Freight and service parking needs and the role of demand management

• Main Authors: Shama Campbell, José Holguín-Veras, Diana G. Ramirez-Rios, Carlos González-Calderón, Lokesh Kalahasthi, Jeffrey Wojtowicz
• Format: Article
• Language: English
• Published: SpringerOpen 2018-10-01
• Series: European Transport Research Review
• Subjects: Parking needs; Freight trip generation; Service trip generation; Freight demand management
• Online Access: http://link.springer.com/article/10.1186/s12544-018-0309-5
• ISSN: 1867-0717; 1866-8887

Abstract Purpose This paper assesses the parking needs of freight and service related commercial activities and identifies the role of demand management in mitigating these needs. Methods To provide a context for the analyses, the authors selected two small commercial areas of about the same number of commercial establishments—one in Troy, NY, and the other in New York City—and applied freight and service trip generation models to estimate the total freight and service traffic generated at these sites.

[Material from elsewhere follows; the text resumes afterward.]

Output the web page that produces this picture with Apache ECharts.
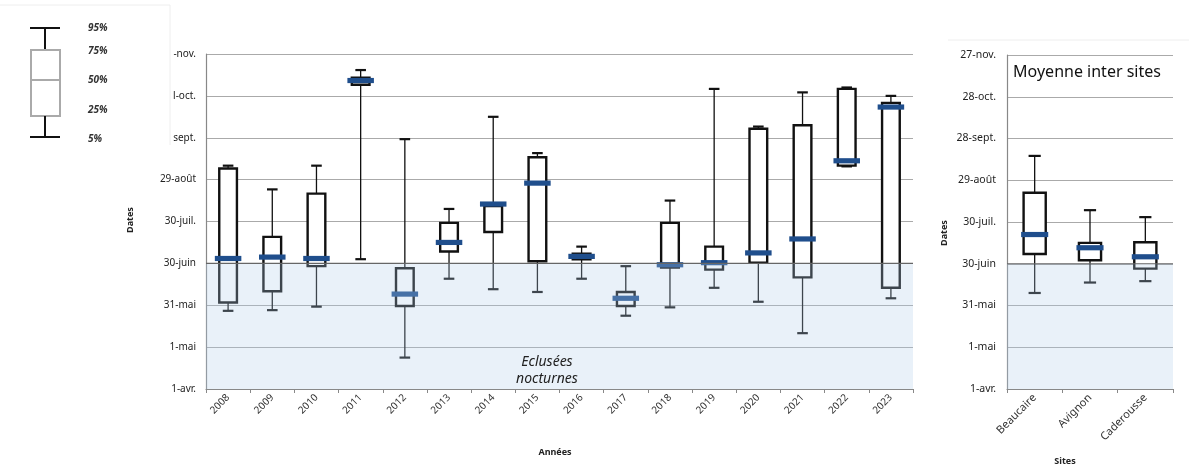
<!DOCTYPE html>
<html><head><meta charset="utf-8">
<script src="https://cdn.jsdelivr.net/npm/echarts@6/dist/echarts.min.js"></script>
<style>html,body{margin:0;padding:0;background:#fff}#c{width:1189px;height:468px}</style>
</head><body><div id="c"></div>
<script>
// Values: days counted from 1 April
const years = ['2008','2009','2010','2011','2012','2013','2014','2015','2016','2017','2018','2019','2020','2021','2022','2023'];
const yearP95 = [160,143,160,228.5,179,129,195,169,102,88,135,215,188,212.5,216,210];
const yearP75 = [158,109,140,223,86.5,119,131,166,97,69.5,119,102,186.5,189,215,205];
const yearP50 = [93.5,94.5,93.5,221,68,105,132.5,147.5,95,65,89,90.5,97.5,107.5,163.5,202];
const yearP25 = [62,70,88,218,59.5,98.5,112.5,91.5,93,59.5,87,85.5,90.5,80,160,72.5];
const yearP5  = [56,56.5,59,93,22.5,79,71.5,69.5,79,52.5,58.5,72.5,62.5,40,159.5,65];

const sites = ['Beaucaire','Avignon','Caderousse'];
const siteP95 = [167.5,128.5,123.5];
const siteP75 = [141,105,105.5];
const siteP50 = [111,101.5,95];
const siteP25 = [97,92.5,86.5];
const siteP5  = [69,76.5,77.5];

const mainTickLabels = ['1-avr.','1-mai','31-mai','30-juin','30-juil.','29-août','sept.','l-oct.','-nov.'];
const siteTickLabels = ['1-avr.','1-mai','31-mai','30-juin','30-juil.','29-août','28-sept.','28-oct.','27-nov.'];
const nightShade = [0, 90]; // "Eclusées nocturnes" period

const FONT = 'Noto Sans';
const chart = echarts.init(document.getElementById('c'), null, {renderer:'canvas'});

function boxData(p5,p25,p50,p75,p95){
  return p5.map((v,i)=>[i,v,p25[i],p50[i],p75[i],p95[i]]);
}
function makeRender(boxFrac, capFrac, medFrac){
  return function(params, api){
    const i = api.value(0);
    const bw = api.size([1,0])[0];
    const lo = api.coord([i, api.value(1)]);
    const q1 = api.coord([i, api.value(2)]);
    const md = api.coord([i, api.value(3)]);
    const q3 = api.coord([i, api.value(4)]);
    const hi = api.coord([i, api.value(5)]);
    const cx = lo[0];
    const bwBox = bw*boxFrac, bwCap = bw*capFrac, bwMed = bw*medFrac;
    const blk = {stroke:'#111', lineWidth:1.3};
    const cap = {stroke:'#111', lineWidth:2.2};
    return {type:'group', children:[
      {type:'line', shape:{x1:cx,y1:hi[1],x2:cx,y2:q3[1]}, style:blk},
      {type:'line', shape:{x1:cx,y1:q1[1],x2:cx,y2:lo[1]}, style:blk},
      {type:'line', shape:{x1:cx-bwCap/2,y1:hi[1],x2:cx+bwCap/2,y2:hi[1]}, style:cap},
      {type:'line', shape:{x1:cx-bwCap/2,y1:lo[1],x2:cx+bwCap/2,y2:lo[1]}, style:cap},
      {type:'rect', shape:{x:cx-bwBox/2,y:q3[1],width:bwBox,height:Math.max(q1[1]-q3[1],1)}, style:{fill:'#fff',stroke:'#111',lineWidth:2.4}},
      {type:'rect', shape:{x:cx-bwMed/2,y:md[1]-2.6,width:bwMed,height:5.2}, style:{fill:'#1F4E8C'}}
    ]};
  };
}
function shadeRender(params, api){
  const cs = params.coordSys;
  const top = api.coord([0, api.value(1)])[1];
  const bot = api.coord([0, api.value(0)])[1];
  return {type:'group', children:[
    {type:'rect', shape:{x:cs.x,y:top,width:cs.width,height:bot-top}, style:{fill:'rgba(175,205,232,0.28)'}},
    {type:'line', shape:{x1:cs.x,y1:top,x2:cs.x+cs.width,y2:top}, style:{stroke:'#666',lineWidth:1.2}}
  ]};
}

const yBase = {
  type:'value', min:0, max:240, interval:30,
  axisLine:{show:true, lineStyle:{color:'#888', width:1.2}},
  axisTick:{show:false},
  splitLine:{show:true, lineStyle:{color:'#aaa', width:1.2}},
};

const option = {
  animation:false,
  backgroundColor:'#fff',
  grid:[
    {left:206, right:276, top:54, bottom:79},
    {left:1007, right:16, top:55, bottom:79}
  ],
  xAxis:[
    {type:'category', gridIndex:0, data:years, boundaryGap:true,
     axisLine:{lineStyle:{color:'#888', width:1.2}},
     axisTick:{show:true, alignWithLabel:false, length:4, lineStyle:{color:'#888'}},
     axisLabel:{rotate:45, fontSize:10, color:'#333', fontFamily:FONT, margin:7, interval:0}},
    {type:'category', gridIndex:1, data:sites, boundaryGap:true,
     axisLine:{lineStyle:{color:'#888', width:1.2}},
     axisTick:{show:true, length:4, lineStyle:{color:'#888'}},
     axisLabel:{rotate:45, fontSize:11, color:'#333', fontFamily:FONT, margin:7, interval:0}}
  ],
  yAxis:[
    Object.assign({}, yBase, {gridIndex:0,
      axisLabel:{fontSize:10, color:'#222', fontFamily:FONT, margin:10,
        formatter:v=>mainTickLabels[Math.round(v/30)]}}),
    Object.assign({}, yBase, {gridIndex:1,
      axisLabel:{fontSize:10.5, color:'#222', fontFamily:FONT, margin:11,
        formatter:v=>siteTickLabels[Math.round(v/30)]}})
  ],
  series:[
    {type:'custom', xAxisIndex:0, yAxisIndex:0, z:2, renderItem:makeRender(0.40,0.24,0.60),
     data:boxData(yearP5,yearP25,yearP50,yearP75,yearP95)},
    {type:'custom', xAxisIndex:1, yAxisIndex:1, z:2, renderItem:makeRender(0.40,0.22,0.49),
     data:boxData(siteP5,siteP25,siteP50,siteP75,siteP95)},
    {type:'custom', xAxisIndex:0, yAxisIndex:0, z:5, silent:true, renderItem:shadeRender, data:[nightShade]},
    {type:'custom', xAxisIndex:1, yAxisIndex:1, z:5, silent:true, renderItem:shadeRender, data:[nightShade]}
  ],
  graphic:[
    // frames
    {type:'line', shape:{x1:0,y1:5,x2:170,y2:5}, style:{stroke:'#eee',lineWidth:1}},
    {type:'line', shape:{x1:170,y1:5,x2:170,y2:145}, style:{stroke:'#eee',lineWidth:1}},
    {type:'line', shape:{x1:948,y1:40,x2:1189,y2:40}, style:{stroke:'#eee',lineWidth:1}},
    // legend
    {type:'line', shape:{x1:30,y1:28,x2:60,y2:28}, style:{stroke:'#111',lineWidth:2}},
    {type:'line', shape:{x1:45,y1:28,x2:45,y2:50}, style:{stroke:'#111',lineWidth:2}},
    {type:'rect', shape:{x:31,y:50,width:29,height:66}, style:{fill:'#fff',stroke:'#aaa',lineWidth:2}},
    {type:'line', shape:{x1:31,y1:80,x2:60,y2:80}, style:{stroke:'#aaa',lineWidth:2}},
    {type:'line', shape:{x1:45,y1:116,x2:45,y2:137}, style:{stroke:'#111',lineWidth:2}},
    {type:'line', shape:{x1:30,y1:137,x2:60,y2:137}, style:{stroke:'#111',lineWidth:2}},
    {type:'text', left:88, top:23, style:{text:'95%', font:'italic bold 10px "'+FONT+'"', fill:'#333'}},
    {type:'text', left:88, top:46, style:{text:'75%', font:'italic bold 10px "'+FONT+'"', fill:'#333'}},
    {type:'text', left:88, top:75, style:{text:'50%', font:'italic bold 10px "'+FONT+'"', fill:'#333'}},
    {type:'text', left:88, top:105, style:{text:'25%', font:'italic bold 10px "'+FONT+'"', fill:'#333'}},
    {type:'text', left:88, top:134, style:{text:'5%', font:'italic bold 10px "'+FONT+'"', fill:'#333'}},
    // axis titles
    {type:'text', x:130, y:220, rotation:Math.PI/2, style:{text:'Dates', font:'bold 9px "'+FONT+'"', fill:'#222', textAlign:'center', textVerticalAlign:'middle'}},
    {type:'text', x:944, y:233, rotation:Math.PI/2, style:{text:'Dates', font:'bold 9px "'+FONT+'"', fill:'#222', textAlign:'center', textVerticalAlign:'middle'}},
    {type:'text', x:555, y:452, style:{text:'Années', font:'bold 9px "'+FONT+'"', fill:'#222', textAlign:'center', textVerticalAlign:'middle'}},
    {type:'text', x:1065, y:461, style:{text:'Sites', font:'bold 9px "'+FONT+'"', fill:'#222', textAlign:'center', textVerticalAlign:'middle'}},
    // annotations
    {type:'text', x:1087, y:72, z:20, style:{text:'Moyenne inter sites', font:'16px "'+FONT+'"', fill:'#111', textAlign:'center', textVerticalAlign:'middle'}},
    {type:'text', x:547, y:362, z:20, style:{text:'Eclusées', font:'italic 14px "'+FONT+'"', fill:'#222', textAlign:'center', textVerticalAlign:'middle'}},
    {type:'text', x:547, y:379, z:20, style:{text:'nocturnes', font:'italic 14px "'+FONT+'"', fill:'#222', textAlign:'center', textVerticalAlign:'middle'}}
  ]
};
chart.setOption(option);
</script>
</body></html>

Then, using different assumptions of the amount of time these vehicles spend at a parking location, the authors estimated the number of parking spaces required by time of day under different assumptions of demand management. Results The results show that parking needs are proportional to the average parking durations. Essentially, the longer the duration the higher the parking needs. In terms of impacts on demand management, the results show that the 100% Off-Hour Deliveries (OHD) program is expected to be the most impactful as it reduces the parking needs by 70–80% during peak hours. In second place, Staggered Deliveries reduces parking needs by about 60% during the peak hours. The third place is occupied by the 30% OHD Scenario and the Receiver-Led Consolidation programs, which are virtually tied, offering about 10–25% reduction. Conclusions The initial analysis revealed the importance of parking duration as it was shown to be proportional to parking needs; the longer the duration the higher the need for parking. The delivery simulation further bolstered this finding by showing that the optimal case occurs (i.e. minimizing parking duration) the closer the parking location is to the establishment. The further away the vehicle is parked the longer the walking time to the establishment, hence increasing the time the vehicle occupies the parking spot. The strategies applied to the case studies showed that Transportation Demand Management (TDM) strategies are effective in decreasing the number of parking spots needed during peak periods.